A side trip to Mississippi

After learning about George Smith Harrington’s interesting story of marrying two of John Smith’s daughters, I tried to fill in some of the rest of his history by looking for him in the 1860 census. I eventually located him in Killingly, but not before taking a side trip to Mississippi.

When I searched the index for a George Harrington, born in Connecticut in about 1824, the only match was a resident of Columbus, Mississippi, whose occupation was given as “ambrotypist”. An ambrotype was an early form of photograph, similar to a daguerreotype- the difference being that the ambrotype produced a positive image rather than a negative.

I had no reason to think that George Smith Harrington had spent time in Mississippi, but out of curiosity I searched for more information about this Connecticut photographer working in the South just before the start of the Civil War. What I found was a mention in Herbert Aptheker’s “American Negro Slave Revolts”, published in 1939. Aptheker’s book sought to dispel the myth of slaves as happy, willing participants in the South’s “peculiar institution”. That was apparently still a controversial view to hold in the 1930’s.

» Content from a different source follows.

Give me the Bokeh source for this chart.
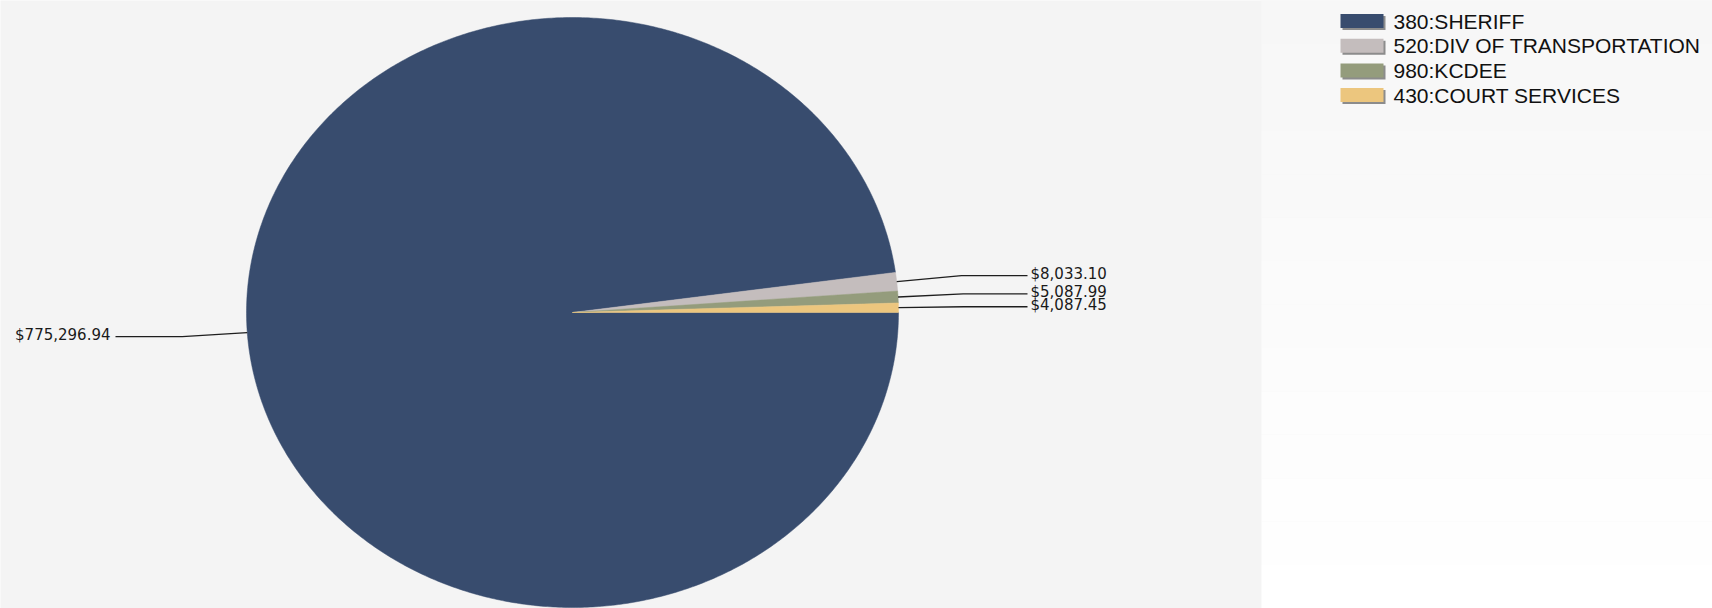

Describing slave revolts in 1860, Aptheker writes:

A slave girl betrayed a conspiracy the next month in Winston County, Mississippi. Approximately thirty-five slaves were arrested, and once again it was asserted that whites were involved. At least one slave was hanged as well as one white man, described as “an ambrotypist named G. Harrington”.

Our George Smith Harrington, meanwhile, was working as a machinist back in Killingly- the reason I couldn’t find him right away was that the person who indexed the 1860 census in Killingly misread “Harrington” as “Warrington”.

No leads, but an interesting story…

On my way to the bike trail at Rutland State Park Saturday, I stopped in at the cemetaries in Paxton and Rutland looking for Cogswells and Seavers. Stephen and Lucy Cogswell are probably buried in Peterborough (or possibly Jaffrey or Dublin), but they were married, and had several children, in Rutland, and Stephen’s father is said to have come from Paxton.

I didn’t find any Cogswell or Seaver headstones in either graveyard, but I did come across an interesting stone in Rutland. The inscription says it is the grave of Daniel Campbell, who emigrated from Scotland in 1716, and “was murdered on his own farm in Rutland by Ed. Fitzpatrick an Irishman on March ye 8 Anno 1744 in ye 48 year of his age. Man knoweth not his time.”

According to the ‘History of Worcester County’ published in 1879, this was in fact the first murder recorded in the County. And while the “Irishman” was tried for murder and sentenced to death, the same history notes that no record exists of the actual execution.